WHAT IS REQUIRED → Reproduce exactly, with no pictures, each line from the opening of the material down through the line containing "ha='center', va='baseline', fontsize=11.8)".

# start of DATA EXTRACT

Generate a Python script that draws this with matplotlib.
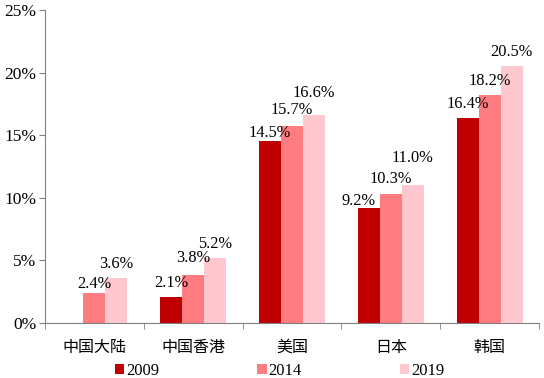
import numpy as np
import matplotlib
matplotlib.use('Agg')
import matplotlib.pyplot as plt


regions = ['中国大陆', '中国香港', '美国', '日本', '韩国']
years = ['2009', '2014', '2019']
share_2009 = [np.nan, 2.1, 14.5, 9.2, 16.4]
share_2014 = [2.4, 3.8, 15.7, 10.3, 18.2]
share_2019 = [3.6, 5.2, 16.6, 11.0, 20.5]
colors = ['#C00000', '#FF7C80', '#FFC7CE']

# label nudges (pixels) where the labels were staggered by hand
label_shift = {(0, 1): (0, 5), (2, 0): (0, 4), (2, 1): (0, 12), (2, 2): (0, 18),
               (3, 0): (-10, 3), (3, 1): (0, 11), (3, 2): (0, 23), (1, 1): (0, 13)}

plt.rcParams['font.family'] = ['Liberation Serif', 'Noto Sans CJK SC']

fig = plt.figure(figsize=(5.44, 3.78), dpi=100)
ax = fig.add_axes([0.0827, 0.1455, 0.9083, 0.828])

x = np.arange(len(regions))
w = 0.222
for k, (vals, c, yr) in enumerate(zip([share_2009, share_2014, share_2019], colors, years)):
    pos = x + (k - 1) * w
    ax.bar(pos, vals, width=w, color=c, label=yr)
    for i, (p, v) in enumerate(zip(pos, vals)):
        if np.isnan(v):
            continue
        dx, dy = label_shift.get((i, k), (0, 10))
        ax.annotate(f'{v:.1f}%', xy=(p, v), xytext=(dx, dy), textcoords='offset pixels',
                    ha='center', va='baseline', fontsize=11.8)

ax.set_xlim(-0.5, len(regions) - 0.5)
ax.set_ylim(0, 25)
ax.set_yticks(range(0, 26, 5))
ax.set_yticklabels([f'{t}%' for t in range(0, 26, 5)], fontsize=12.5)
ax.set_xticks(x)
ax.set_xticklabels(regions, fontsize=11.5)
ax.set_xticks(np.arange(-0.5, len(regions)), minor=True)
ax.tick_params(axis='x', which='major', length=0, pad=12)
ax.tick_params(axis='x', which='minor', length=4, color='#808080')
ax.tick_params(axis='y', length=4, color='#808080', pad=2)
for s in ['top', 'right']:
    ax.spines[s].set_visible(False)
for s in ['left', 'bottom']:
    ax.spines[s].set_color('#808080')

fig.legend(loc='lower center', bbox_to_anchor=(0.514, -0.043), ncol=3, frameon=False,
           fontsize=12, handlelength=0.55, handleheight=0.55, handletextpad=0.12,
           columnspacing=5.9)

fig.savefig('out.png', dpi=100)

# end of DATA EXTRACT

OUTPUT FOR THIS TASK →
Generate a Python script that draws this with matplotlib.
import numpy as np
import matplotlib
matplotlib.use('Agg')
import matplotlib.pyplot as plt


regions = ['中国大陆', '中国香港', '美国', '日本', '韩国']
years = ['2009', '2014', '2019']
share_2009 = [np.nan, 2.1, 14.5, 9.2, 16.4]
share_2014 = [2.4, 3.8, 15.7, 10.3, 18.2]
share_2019 = [3.6, 5.2, 16.6, 11.0, 20.5]
colors = ['#C00000', '#FF7C80', '#FFC7CE']

# label nudges (pixels) where the labels were staggered by hand
label_shift = {(0, 1): (0, 5), (2, 0): (0, 4), (2, 1): (0, 12), (2, 2): (0, 18),
               (3, 0): (-10, 3), (3, 1): (0, 11), (3, 2): (0, 23), (1, 1): (0, 13)}

plt.rcParams['font.family'] = ['Liberation Serif', 'Noto Sans CJK SC']

fig = plt.figure(figsize=(5.44, 3.78), dpi=100)
ax = fig.add_axes([0.0827, 0.1455, 0.9083, 0.828])

x = np.arange(len(regions))
w = 0.222
for k, (vals, c, yr) in enumerate(zip([share_2009, share_2014, share_2019], colors, years)):
    pos = x + (k - 1) * w
    ax.bar(pos, vals, width=w, color=c, label=yr)
    for i, (p, v) in enumerate(zip(pos, vals)):
        if np.isnan(v):
            continue
        dx, dy = label_shift.get((i, k), (0, 10))
        ax.annotate(f'{v:.1f}%', xy=(p, v), xytext=(dx, dy), textcoords='offset pixels',
                    ha='center', va='baseline', fontsize=11.8)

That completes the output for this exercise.